Is Musk’s latest Tesla boast too good to be true?
AIRBNB and Uber smashed into one all-encompassing profit machine: that's Tesla boss Elon Musk's latest bold prediction for the future of Tesla.
Presenting to journalists and analysts in his customarily casual and occasionally clumsy style at the Tesla Autonomy Day, Musk unleashed dozens of daring forecasts and took aim at rival car makers - the ones that make billions more in profits than Tesla.
One key prediction was that within three years buyers could purchase a Model 3 for US$25,000 (about $35,000, once it doesn't need a steering wheel or pedals) and have it earn its owner about US$30,000 ($42,000) a year through Tesla's driverless ride sharing service called Robotaxi.
Using ride hailing smartphone tech similar to Uber, Musk says owners will be able to put their vehicles to work scouring the suburbs for those wanting a lift - all while they sleep/eat/read/party.
Musk's rationale revolves around cars costing around US62c per mile, about 54c per kilometre.
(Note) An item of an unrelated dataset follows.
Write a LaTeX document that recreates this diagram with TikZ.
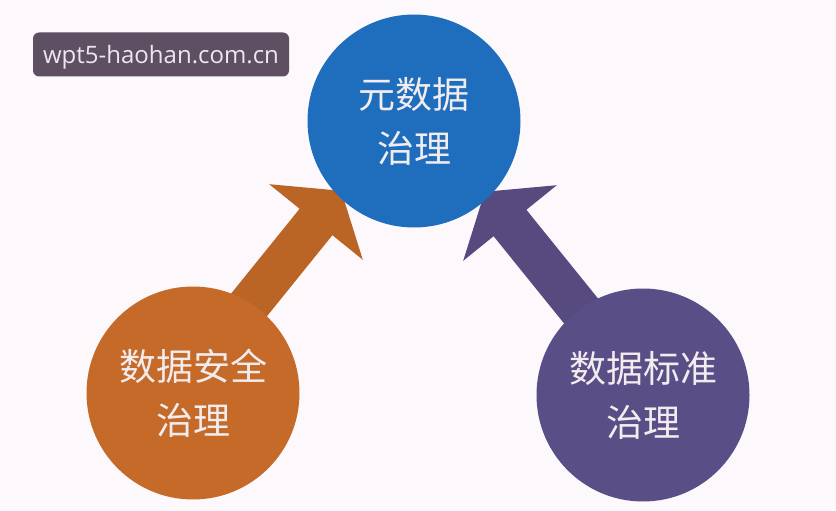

Factor a driver into the equation and ride sharing increases that cost significantly.
"The cost of running a Robotaxi is less than 18c/mile and dropping," said Musk, who plans to take 25 per cent of all revenue from anyone popping their car on the Robotaxi network.
"Gross profit from a single Robotaxi … probably something in the order of US$30,000 a year."
Even better, Tesla is planning to improve the durability and cycle life of its vehicles to one million miles, or 1.6 million kilometres, suggesting something like a US$300,000 profit for outlaying US$25,000.
So, why wouldn't Uber just fill its fleet full of Teslas?
Tesla has that base covered too.
"There's a clause that we've put into our cars … they can only be used on the Tesla network (for autonomous ride sharing)."
All of which sounds too good to be true - and a way for Tesla to finally justify its US$45 billion market capitalisation, one that has seen its share price sliding for months.
Perhaps it is because people are wary of the claims. Tesla often fails to meet predictions, constantly missing deadlines and struggling to deliver on quality and pricing.
Musk took numerous swipes at rival car makers, declaring they were heading down the wrong road to autonomous vehicles.
"Lidar is lame," said Musk of the laser radar systems mainstream car makers are employing in developing autonomous vehicles.
"They're all going to dump lidar, that's my prediction. Mark my words. In cars it's friggin' stupid, it's expensive and unnecessary."
Instead, Tesla relies on multiple cameras and a single forward facing radar.
The cameras create a digital virtual image of the environment while the radar can see through dust, fog and snow.
"Once you solve vision it's worthless … vision should be the thing that does everything (in a driverless car)," Musk says, pointing out the road networks have been set up for human vision and any driverless car must be able to work within that.
He also slams high definition mapping and accurate GPS networks in the shift to autonomy, claiming they should not be the primary focus.
"High precision GPS maps … are a really bad idea. The system becomes extremely brittle, any change to the system means it can't adapt."
As for timing, Musk says all Teslas will be "feature complete" for full autonomy - including hardware and software - by the end of 2019.
While he wouldn't go into details he says he is confident of regulatory approval for autonomy in some jurisdictions by the end of 2020.
Curiously, Musk believes a self-driving truck could eclipse cars as the first allowed on the road - albeit with the help of a driver.
He says a manned truck could lead a platooning convoy of four trucks robotic trucks.
All of which resulted in one super bold prediction, Musk claiming anyone looking to buy anything other than a Tesla now is "insane", suggesting their vehicle will become redundant in the fast moving shift to electric and autonomous.
"It is like buying a horse … people should really think about their purchase. It's basically crazy to buy any other car other than a Tesla."